>> BEGIN
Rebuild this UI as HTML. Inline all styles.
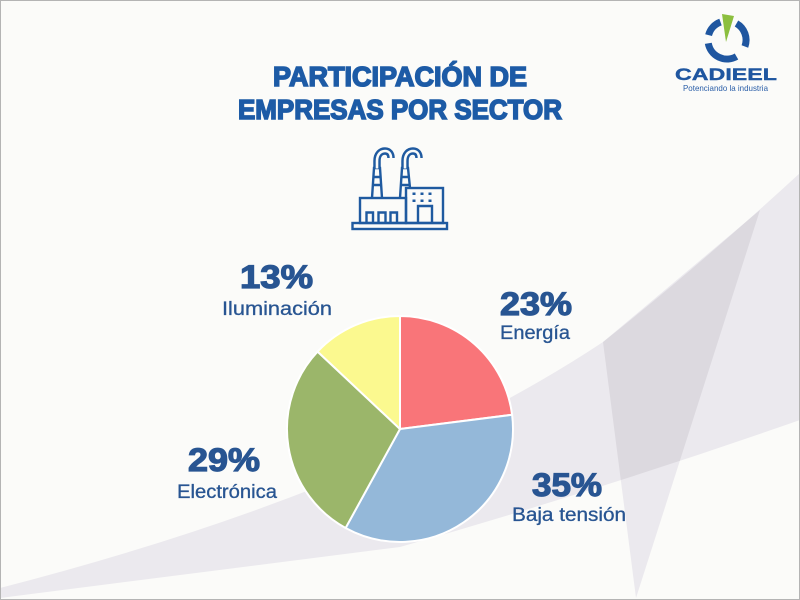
<!DOCTYPE html>
<html>
<head>
<meta charset="utf-8">
<style>
  html, body { margin: 0; padding: 0; background: #fbfbf9; }
  svg { display: block; }
  text { font-family: "Liberation Sans", sans-serif; }
</style>
</head>
<body>
<svg width="800" height="600" viewBox="0 0 800 600" xmlns="http://www.w3.org/2000/svg">
  <defs>
    <clipPath id="bandClip">
      <path d="M0,588 Q380,490 603,342 Q700,265 800,173 L800,420 Q600,490 400,547 L0,598 Z"/>
    </clipPath>
  </defs>
  <rect x="0" y="0" width="800" height="600" fill="#fbfbf9"/>

  <!-- background shapes -->
  <polygon points="603,342 760,210 636,598" fill="#ebe9ee"/>
  <path d="M0,588 Q380,490 603,342 Q700,265 800,173 L800,420 Q600,490 400,547 L0,598 Z" fill="#ebe9ee"/>
  <polygon points="603,342 760,210 636,598" fill="#dcd9df" clip-path="url(#bandClip)"/>

  <!-- border -->
  <rect x="0.5" y="0.5" width="799" height="599" fill="none" stroke="#b4b4b4" stroke-width="1"/>

  <!-- Title -->
  <text x="273" y="86" font-size="28" font-weight="bold" fill="#1d5ba6" stroke="#1d5ba6" stroke-width="1.6" textLength="254" lengthAdjust="spacingAndGlyphs">PARTICIPACIÓN DE</text>
  <text x="238" y="119" font-size="28" font-weight="bold" fill="#1d5ba6" stroke="#1d5ba6" stroke-width="1.6" textLength="324" lengthAdjust="spacingAndGlyphs">EMPRESAS POR SECTOR</text>

  <!-- Logo -->
  <g>
    <polygon points="722,14 734,16 726,42" fill="#8cbf3f"/>
    <path d="M708.6,35.1 A19,19 0 0 1 720.5,22.1" fill="none" stroke="#1f56a0" stroke-width="7"/>
    <path d="M736.5,23.5 A19,19 0 0 1 744.9,46.5" fill="none" stroke="#1f56a0" stroke-width="7"/>
    <path d="M708.3,43.3 A19,19 0 0 0 736.5,56.5" fill="none" stroke="#1f56a0" stroke-width="7"/>
    <text x="675" y="80" font-size="17" font-weight="bold" fill="#1f56a0" stroke="#1f56a0" stroke-width="0.4" textLength="102" lengthAdjust="spacingAndGlyphs">CADIEEL</text>
    <text x="683" y="91" font-size="8.5" fill="#2a5ea8" textLength="85" lengthAdjust="spacingAndGlyphs">Potenciando la industria</text>
  </g>

  <!-- Factory icon -->
  <g fill="none" stroke="#1f5aa0" stroke-width="2.4" stroke-linejoin="miter">
    <rect x="352.5" y="223" width="94.5" height="6"/>
    <rect x="360" y="198" width="46" height="25"/>
    <rect x="406" y="188" width="37" height="35"/>
    <path d="M366.5,223 V212.5 H373 V223 M378.5,223 V212.5 H385.5 V223 M390.5,223 V212.5 H397 V223"/>
    <path d="M418,223 V206 H432 V223"/>
    <!-- chimney 1 -->
    <path d="M372,198 L374,168 H380 L382,198"/>
    <path d="M373.3,177 H380.7 M372.7,185 H381.3"/>
    <!-- chimney 2 -->
    <path d="M400,198 L402,168 H408 L410,188"/>
    <path d="M401.3,177 H408.7 M400.7,185 H409.3"/>
  </g>
  <g fill="#1f5aa0">
    <rect x="412.5" y="192.5" width="3" height="2.5"/>
    <rect x="420.5" y="192.5" width="3" height="2.5"/>
    <rect x="428.5" y="192.5" width="3" height="2.5"/>
    <rect x="412.5" y="199.5" width="3" height="2.5"/>
    <rect x="420.5" y="199.5" width="3" height="2.5"/>
    <rect x="428.5" y="199.5" width="3" height="2.5"/>
  </g>
  <g fill="none" stroke-linecap="butt">
    <path d="M377,168 V161 C377,154 381,151 385,151 C389,151 391,154 391,158" stroke="#1f5aa0" stroke-width="7.5"/>
    <path d="M377,168.5 V161 C377,154 381,151 385,151 C389,151 391,154 391,158" stroke="#fbfbf9" stroke-width="2.6"/>
    <path d="M405,168 V161 C405,154 409,151 413,151 C417,151 419,154 419,158" stroke="#1f5aa0" stroke-width="7.5"/>
    <path d="M405,168.5 V161 C405,154 409,151 413,151 C417,151 419,154 419,158" stroke="#fbfbf9" stroke-width="2.6"/>
  </g>

  <!-- Pie -->
  <g stroke="#ffffff" stroke-width="2" stroke-linejoin="round">
    <path d="M400,429 L400,316 A113,113 0 0 1 512.1,414.8 Z" fill="#f97579"/>
    <path d="M400,429 L512.1,414.8 A113,113 0 0 1 345.6,528 Z" fill="#94b8d9"/>
    <path d="M400,429 L345.6,528 A113,113 0 0 1 317.6,351.6 Z" fill="#9bb66a"/>
    <path d="M400,429 L317.6,351.6 A113,113 0 0 1 400,316 Z" fill="#fbf98f"/>
  </g>

  <!-- Labels -->
  <g fill="#285592">
    <g stroke="#285592" stroke-width="1.2">
      <text x="240" y="288" font-size="32" font-weight="bold" textLength="73" lengthAdjust="spacingAndGlyphs">13%</text>
      <text x="500" y="315" font-size="32" font-weight="bold" textLength="72" lengthAdjust="spacingAndGlyphs">23%</text>
      <text x="188" y="471" font-size="32" font-weight="bold" textLength="72" lengthAdjust="spacingAndGlyphs">29%</text>
      <text x="532" y="496" font-size="32" font-weight="bold" textLength="70" lengthAdjust="spacingAndGlyphs">35%</text>
    </g>
    <g stroke="#285592" stroke-width="0.3">
      <text x="222" y="315" font-size="19" textLength="110" lengthAdjust="spacingAndGlyphs">Iluminación</text>
      <text x="500" y="339" font-size="19" textLength="70" lengthAdjust="spacingAndGlyphs">Energía</text>
      <text x="177" y="498" font-size="19" textLength="100" lengthAdjust="spacingAndGlyphs">Electrónica</text>
      <text x="512" y="521" font-size="19" textLength="114" lengthAdjust="spacingAndGlyphs">Baja tensión</text>
    </g>
  </g>
</svg>
</body>
</html>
>> END
=== Challenge ===
With the pictures left out, transcribe the material exactly.

=== Output for this exercise ===
Rebuild this UI as HTML. Inline all styles.
<!DOCTYPE html>
<html>
<head>
<meta charset="utf-8">
<style>
  html, body { margin: 0; padding: 0; background: #fbfbf9; }
  svg { display: block; }
  text { font-family: "Liberation Sans", sans-serif; }
</style>
</head>
<body>
<svg width="800" height="600" viewBox="0 0 800 600" xmlns="http://www.w3.org/2000/svg">
  <defs>
    <clipPath id="bandClip">
      <path d="M0,588 Q380,490 603,342 Q700,265 800,173 L800,420 Q600,490 400,547 L0,598 Z"/>
    </clipPath>
  </defs>
  <rect x="0" y="0" width="800" height="600" fill="#fbfbf9"/>

  <!-- background shapes -->
  <polygon points="603,342 760,210 636,598" fill="#ebe9ee"/>
  <path d="M0,588 Q380,490 603,342 Q700,265 800,173 L800,420 Q600,490 400,547 L0,598 Z" fill="#ebe9ee"/>
  <polygon points="603,342 760,210 636,598" fill="#dcd9df" clip-path="url(#bandClip)"/>

  <!-- border -->
  <rect x="0.5" y="0.5" width="799" height="599" fill="none" stroke="#b4b4b4" stroke-width="1"/>

  <!-- Title -->
  <text x="273" y="86" font-size="28" font-weight="bold" fill="#1d5ba6" stroke="#1d5ba6" stroke-width="1.6" textLength="254" lengthAdjust="spacingAndGlyphs">PARTICIPACIÓN DE</text>
  <text x="238" y="119" font-size="28" font-weight="bold" fill="#1d5ba6" stroke="#1d5ba6" stroke-width="1.6" textLength="324" lengthAdjust="spacingAndGlyphs">EMPRESAS POR SECTOR</text>

  <!-- Logo -->
  <g>
    <polygon points="722,14 734,16 726,42" fill="#8cbf3f"/>
    <path d="M708.6,35.1 A19,19 0 0 1 720.5,22.1" fill="none" stroke="#1f56a0" stroke-width="7"/>
    <path d="M736.5,23.5 A19,19 0 0 1 744.9,46.5" fill="none" stroke="#1f56a0" stroke-width="7"/>
    <path d="M708.3,43.3 A19,19 0 0 0 736.5,56.5" fill="none" stroke="#1f56a0" stroke-width="7"/>
    <text x="675" y="80" font-size="17" font-weight="bold" fill="#1f56a0" stroke="#1f56a0" stroke-width="0.4" textLength="102" lengthAdjust="spacingAndGlyphs">CADIEEL</text>
    <text x="683" y="91" font-size="8.5" fill="#2a5ea8" textLength="85" lengthAdjust="spacingAndGlyphs">Potenciando la industria</text>
  </g>

  <!-- Factory icon -->
  <g fill="none" stroke="#1f5aa0" stroke-width="2.4" stroke-linejoin="miter">
    <rect x="352.5" y="223" width="94.5" height="6"/>
    <rect x="360" y="198" width="46" height="25"/>
    <rect x="406" y="188" width="37" height="35"/>
    <path d="M366.5,223 V212.5 H373 V223 M378.5,223 V212.5 H385.5 V223 M390.5,223 V212.5 H397 V223"/>
    <path d="M418,223 V206 H432 V223"/>
    <!-- chimney 1 -->
    <path d="M372,198 L374,168 H380 L382,198"/>
    <path d="M373.3,177 H380.7 M372.7,185 H381.3"/>
    <!-- chimney 2 -->
    <path d="M400,198 L402,168 H408 L410,188"/>
    <path d="M401.3,177 H408.7 M400.7,185 H409.3"/>
  </g>
  <g fill="#1f5aa0">
    <rect x="412.5" y="192.5" width="3" height="2.5"/>
    <rect x="420.5" y="192.5" width="3" height="2.5"/>
    <rect x="428.5" y="192.5" width="3" height="2.5"/>
    <rect x="412.5" y="199.5" width="3" height="2.5"/>
    <rect x="420.5" y="199.5" width="3" height="2.5"/>
    <rect x="428.5" y="199.5" width="3" height="2.5"/>
  </g>
  <g fill="none" stroke-linecap="butt">
    <path d="M377,168 V161 C377,154 381,151 385,151 C389,151 391,154 391,158" stroke="#1f5aa0" stroke-width="7.5"/>
    <path d="M377,168.5 V161 C377,154 381,151 385,151 C389,151 391,154 391,158" stroke="#fbfbf9" stroke-width="2.6"/>
    <path d="M405,168 V161 C405,154 409,151 413,151 C417,151 419,154 419,158" stroke="#1f5aa0" stroke-width="7.5"/>
    <path d="M405,168.5 V161 C405,154 409,151 413,151 C417,151 419,154 419,158" stroke="#fbfbf9" stroke-width="2.6"/>
  </g>

  <!-- Pie -->
  <g stroke="#ffffff" stroke-width="2" stroke-linejoin="round">
    <path d="M400,429 L400,316 A113,113 0 0 1 512.1,414.8 Z" fill="#f97579"/>
    <path d="M400,429 L512.1,414.8 A113,113 0 0 1 345.6,528 Z" fill="#94b8d9"/>
    <path d="M400,429 L345.6,528 A113,113 0 0 1 317.6,351.6 Z" fill="#9bb66a"/>
    <path d="M400,429 L317.6,351.6 A113,113 0 0 1 400,316 Z" fill="#fbf98f"/>
  </g>

  <!-- Labels -->
  <g fill="#285592">
    <g stroke="#285592" stroke-width="1.2">
      <text x="240" y="288" font-size="32" font-weight="bold" textLength="73" lengthAdjust="spacingAndGlyphs">13%</text>
      <text x="500" y="315" font-size="32" font-weight="bold" textLength="72" lengthAdjust="spacingAndGlyphs">23%</text>
      <text x="188" y="471" font-size="32" font-weight="bold" textLength="72" lengthAdjust="spacingAndGlyphs">29%</text>
      <text x="532" y="496" font-size="32" font-weight="bold" textLength="70" lengthAdjust="spacingAndGlyphs">35%</text>
    </g>
    <g stroke="#285592" stroke-width="0.3">
      <text x="222" y="315" font-size="19" textLength="110" lengthAdjust="spacingAndGlyphs">Iluminación</text>
      <text x="500" y="339" font-size="19" textLength="70" lengthAdjust="spacingAndGlyphs">Energía</text>
      <text x="177" y="498" font-size="19" textLength="100" lengthAdjust="spacingAndGlyphs">Electrónica</text>
      <text x="512" y="521" font-size="19" textLength="114" lengthAdjust="spacingAndGlyphs">Baja tensión</text>
    </g>
  </g>
</svg>
</body>
</html>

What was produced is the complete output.